The Wheat Brothers have managed to rack up a pretty interesting body of work in the horror genre since the eighties, and with “After Midnight” they deliver what is pretty middling as an anthology. In a period that included “Tales from the Darkside: The Movie” shortly after, “After Midnight” doesn’t re-invent the wheel. It’s mostly just an entry of the decade that serves its intended purpose as a horror film that could double as filler for a boring Saturday night.
Allison is talked in to attending a Psychology of Fear class by her best friend, and is inexplicably nervous about attending. The class is run by the unorthodox Professor Edward Derek, who delights in tormenting his class by staging a fake suicide with a gun. After being suspended, he invites his class to his house to indulge in telling true horror stories of their own in an effort to scare one another. What ensues is a trio of mostly passable tales that don’t nearly resemble terrifying but have their high points. I did very much appreciate the epilogue that is left up to interpretation for the audience, channeling “Invaders from Mars.”
“The Old Dark House” is a goofy opening segment about a young couple Joan and Kevin driving down the road at night after a date for Kevin’s birthday and stall on the side. Reluctant to leave, Joan convinces Kevin to seek help at the abandoned Griffith Mansion known for its paranormal activity. This segment is mostly just one big punch line that works for its far-fetched premise. “A Night on the Town” centers on four underage girls clubbing for the night looking for a club to sneak in to. After their car runs out of gas, they realize they’re on the wrong part of the city, and are now being stalked by a maniacal homeless man and his two rabid dogs.
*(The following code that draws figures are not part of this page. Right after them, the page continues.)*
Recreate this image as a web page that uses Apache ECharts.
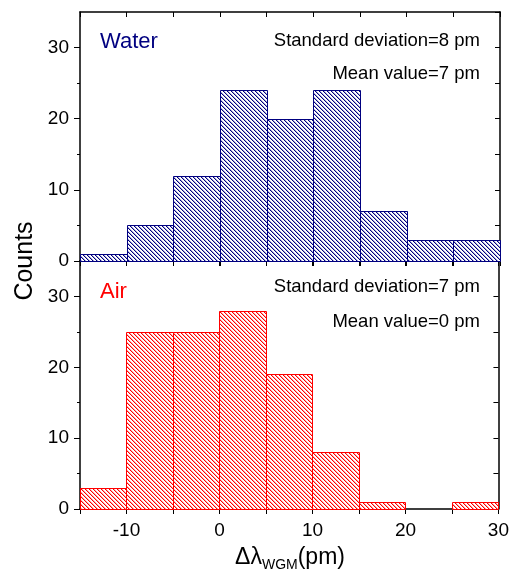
<!DOCTYPE html>
<html>
<head>
<meta charset="utf-8" />
<title>Counts histogram</title>
<script src="https://cdn.jsdelivr.net/npm/echarts@6/dist/echarts.min.js"></script>
<style>
  html, body { margin: 0; padding: 0; background: #fff; }
  #main { width: 512px; height: 579px; }
</style>
</head>
<body>
<div id="main"></div>
<script>
// bins of width 5 pm, left edges
var binStart = [-15, -10, -5, 0, 5, 10, 15, 20, 25];
var binWidth = 5;
var waterCounts = [1, 5, 12, 24, 20, 24, 7, 3, 3];
var airCounts = [3, 25, 25, 28, 19, 8, 1, 0, 1];

var xLabelValues = [-10, 0, 10, 20, 30];
var yMajorValues = [0, 10, 20, 30];
var yMinorValues = [5, 15, 25];

var blue = '#000080';
var red = '#ff0000';
var font = '"Liberation Sans", Arial, sans-serif';

function hatch(color) {
  var c = document.createElement('canvas');
  c.width = 4; c.height = 4;
  var g = c.getContext('2d');
  g.fillStyle = '#fff';
  g.fillRect(0, 0, 4, 4);
  g.fillStyle = color;
  for (var i = 0; i < 4; i++) {
    g.globalAlpha = 1;
    g.fillRect(i, i, 1, 1);
    g.globalAlpha = 0.35;
    g.fillRect((i + 1) % 4, i, 1, 1);
  }
  return c;
}

function toData(counts) {
  return binStart.map(function (s, i) { return [s, s + binWidth, counts[i]]; });
}

function makeRender(color) {
  var pattern = { image: hatch(color), repeat: 'repeat' };
  return function (params, api) {
    if (!api.value(2)) return null;
    var p0 = api.coord([api.value(0), 0]);
    var p1 = api.coord([api.value(1), api.value(2)]);
    var x0 = Math.round(p0[0]) + 0.5, x1 = Math.round(p1[0]) + 0.5;
    var y0 = Math.round(p0[1]) + 0.5, y1 = Math.round(p1[1]) + 0.5;
    return {
      type: 'rect',
      shape: { x: x0, y: y1, width: x1 - x0, height: y0 - y1 },
      style: { fill: pattern, stroke: color, lineWidth: 1 }
    };
  };
}

var axisLine = { onZero: false, lineStyle: { color: '#000', width: 1.5 } };
var tickStyle = { color: '#000', width: 1 };

function xAxis(grid, pos, inside, labels) {
  return {
    type: 'value', gridIndex: grid, position: pos,
    min: -15, max: 30, interval: 5,
    splitLine: { show: false },
    axisLine: axisLine,
    axisTick: { inside: inside, length: 5, lineStyle: tickStyle },
    axisLabel: labels ? {
      customValues: xLabelValues, fontSize: 19, fontFamily: font, color: '#000', margin: 12
    } : { show: false }
  };
}

function yAxes(grid) {
  return [
    {
      type: 'value', gridIndex: grid, position: 'left', min: 0, max: 35,
      splitLine: { show: false }, axisLine: axisLine,
      axisTick: { customValues: yMajorValues, length: 6, lineStyle: tickStyle },
      axisLabel: { customValues: yMajorValues, fontSize: 19, fontFamily: font, color: '#000', margin: 11 }
    },
    {
      type: 'value', gridIndex: grid, position: 'left', min: 0, max: 35,
      splitLine: { show: false }, axisLine: { show: false, onZero: false },
      axisTick: { customValues: yMinorValues, length: 3, lineStyle: tickStyle },
      axisLabel: { show: false }
    },
    {
      type: 'value', gridIndex: grid, position: 'right', min: 0, max: 35, interval: 5,
      splitLine: { show: false }, axisLine: axisLine,
      axisTick: { inside: true, length: 5, lineStyle: tickStyle },
      axisLabel: { show: false }
    }
  ];
}

function txt(text, x, y, size, color, align, extra) {
  var t = {
    type: 'text', x: x, y: y,
    style: {
      text: text, fill: color, font: size + 'px ' + font,
      align: align, verticalAlign: 'middle'
    }
  };
  return Object.assign(t, extra || {});
}

var chart = echarts.init(document.getElementById('main'));
chart.setOption({
  animation: false,
  grid: [
    { left: 80, width: 420, top: 12, height: 249 },
    { left: 80, width: 420, top: 261, height: 248 }
  ],
  xAxis: [
    xAxis(0, 'bottom', false, false),
    xAxis(0, 'top', true, false),
    xAxis(1, 'bottom', false, true),
    xAxis(1, 'top', true, false)
  ],
  yAxis: yAxes(0).concat(yAxes(1)),
  series: [
    {
      name: 'Water', type: 'custom', xAxisIndex: 0, yAxisIndex: 0,
      renderItem: makeRender(blue), encode: { x: [0, 1], y: 2 },
      data: toData(waterCounts)
    },
    {
      name: 'Air', type: 'custom', xAxisIndex: 2, yAxisIndex: 3,
      renderItem: makeRender(red), encode: { x: [0, 1], y: 2 },
      data: toData(airCounts)
    }
  ],
  graphic: [
    txt('Water', 100, 42, 22, blue, 'left'),
    txt('Standard deviation=8 pm', 480, 41, 18.5, '#000', 'right'),
    txt('Mean value=7 pm', 480, 74, 18.5, '#000', 'right'),
    txt('Air', 100, 292, 22, red, 'left'),
    txt('Standard deviation=7 pm', 480, 287, 18.5, '#000', 'right'),
    txt('Mean value=0 pm', 480, 322, 18.5, '#000', 'right'),
    txt('Counts', 25, 261, 25, '#000', 'center', { rotation: Math.PI / 2 }),
    {
      type: 'text', x: 290, y: 558,
      style: {
        text: '{a|Δλ}{s|WGM}{a|(pm)}',
        align: 'center', verticalAlign: 'middle',
        rich: {
          a: { fontSize: 23, fontFamily: font, fill: '#000' },
          s: { fontSize: 14, fontFamily: font, fill: '#000', padding: [14, 0, 0, 0] }
        }
      }
    }
  ]
});
</script>
</body>
</html>
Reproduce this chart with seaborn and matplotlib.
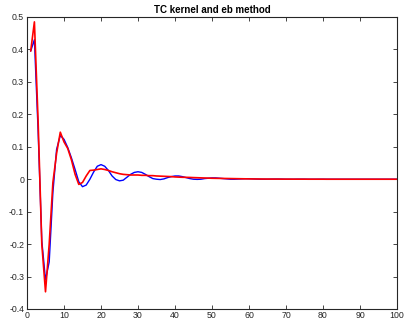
import numpy as np
import pandas as pd
import matplotlib
matplotlib.use("Agg")
import matplotlib.pyplot as plt
import seaborn as sns

lags = list(range(1, 101))

true_ir = [0.395, 0.43, 0.15, -0.19, -0.31, -0.255, -0.04, 0.092, 0.135, 0.123,
           0.098, 0.066, 0.03, -0.008, -0.023, -0.018, 0.0, 0.022, 0.04, 0.045,
           0.04, 0.027, 0.01, -0.001, -0.005, -0.003, 0.006, 0.015, 0.021, 0.023,
           0.021, 0.015, 0.008, 0.002, 0.0, -0.001, 0.001, 0.005, 0.008, 0.01,
           0.01, 0.008, 0.005, 0.002, 0.0, -0.0005, 0.0, 0.002, 0.003, 0.004,
           0.004, 0.003, 0.002, 0.001, 0.0, 0.0, 0.0005, 0.001, 0.0015, 0.0015,
           0.001, 0.0005, 0.0, 0.0, 0.0, 0.0003, 0.0005, 0.0005, 0.0003, 0.0,
           0.0, 0.0, 0.0002, 0.0002, 0.0002, 0.0, 0.0, 0.0, 0.0001, 0.0001,
           0.0, 0.0, 0.0, 0.0, 0.0, 0.0, 0.0, 0.0, 0.0, 0.0,
           0.0, 0.0, 0.0, 0.0, 0.0, 0.0, 0.0, 0.0, 0.0, 0.0]

tc_est = [0.395, 0.485, 0.18, -0.2, -0.347, -0.2, -0.01, 0.08, 0.145, 0.115,
          0.095, 0.06, 0.015, -0.016, -0.01, 0.01, 0.027, 0.028, 0.03, 0.032,
          0.03, 0.027, 0.023, 0.02, 0.017, 0.015, 0.014, 0.013, 0.013, 0.013,
          0.012, 0.012, 0.011, 0.011, 0.01, 0.0095, 0.009, 0.0085, 0.008, 0.007,
          0.0065, 0.006, 0.0058, 0.0055, 0.005, 0.0046, 0.0042, 0.0038, 0.0034, 0.003,
          0.0028, 0.0026, 0.0024, 0.0022, 0.002, 0.0018, 0.0016, 0.0014, 0.0012, 0.001,
          0.0009, 0.0008, 0.0007, 0.0006, 0.0005, 0.0005, 0.0004, 0.0004, 0.0003, 0.0003,
          0.0003, 0.0002, 0.0002, 0.0002, 0.0002, 0.0001, 0.0001, 0.0001, 0.0001, 0.0001,
          0.0, 0.0, 0.0, 0.0, 0.0, 0.0, 0.0, 0.0, 0.0, 0.0,
          0.0, 0.0, 0.0, 0.0, 0.0, 0.0, 0.0, 0.0, 0.0, 0.0]

x_ticks = list(range(0, 101, 10))
y_ticks = [-0.4, -0.3, -0.2, -0.1, 0.0, 0.1, 0.2, 0.3, 0.4, 0.5]
y_labels = ["-0.4", "-0.3", "-0.2", "-0.1", "0", "0.1", "0.2", "0.3", "0.4", "0.5"]
title = "TC kernel and eb method"

sns.set_style("ticks")
plt.rcParams["font.family"] = ["Liberation Sans", "DejaVu Sans"]

df = pd.DataFrame({"k": lags, "true": true_ir, "est": tc_est})

fig = plt.figure(figsize=(4.05, 3.2), dpi=100)
ax = fig.add_axes([27 / 405, 1 - 309 / 320, 370 / 405, 292 / 320])

sns.lineplot(data=df, x="k", y="true", ax=ax, color="#0000ff", linewidth=1.0)
sns.lineplot(data=df, x="k", y="est", ax=ax, color="#ff0000", linewidth=1.2)

ax.set_xlim(0, 100)
ax.set_ylim(-0.4, 0.5)
ax.set_xticks(x_ticks)
ax.set_xticklabels([str(t) for t in x_ticks])
ax.set_yticks(y_ticks)
ax.set_yticklabels(y_labels)
ax.set_xlabel("")
ax.set_ylabel("")
ax.set_title(title, fontsize=7, fontweight="bold", pad=3, color="#000000")

gray = "#262626"
for s in ax.spines.values():
    s.set_visible(True)
    s.set_color(gray)
    s.set_linewidth(0.8)
ax.tick_params(direction="in", length=3, width=0.6, colors=gray, labelsize=6.3,
               top=True, right=True)
ax.tick_params(axis="x", pad=1.5)
ax.tick_params(axis="y", pad=2)

fig.savefig("out.png", dpi=100)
This feels less like horror and more like action and doesn’t pack a punch nor an ironic twist, but it at least gets points for the inclusion of slasher final girls like Judie Aronson, and Penelope Sudrow. Finally, “All Night Caller” is a taut thriller about an all night switchboard operator named Alex (Marg Helgenberger), who is being tormented and stalked by a psychotic caller named Richard. When Richard believes Alex is plotting against him, he makes her his next target. This segment is a bit eerie and definitely has a good time with its gut punch of a final scene. As for the whole of “After Midnight,” it’s not a stellar anthology by any means, but I loved the cast, and general novelty of the whole shebang.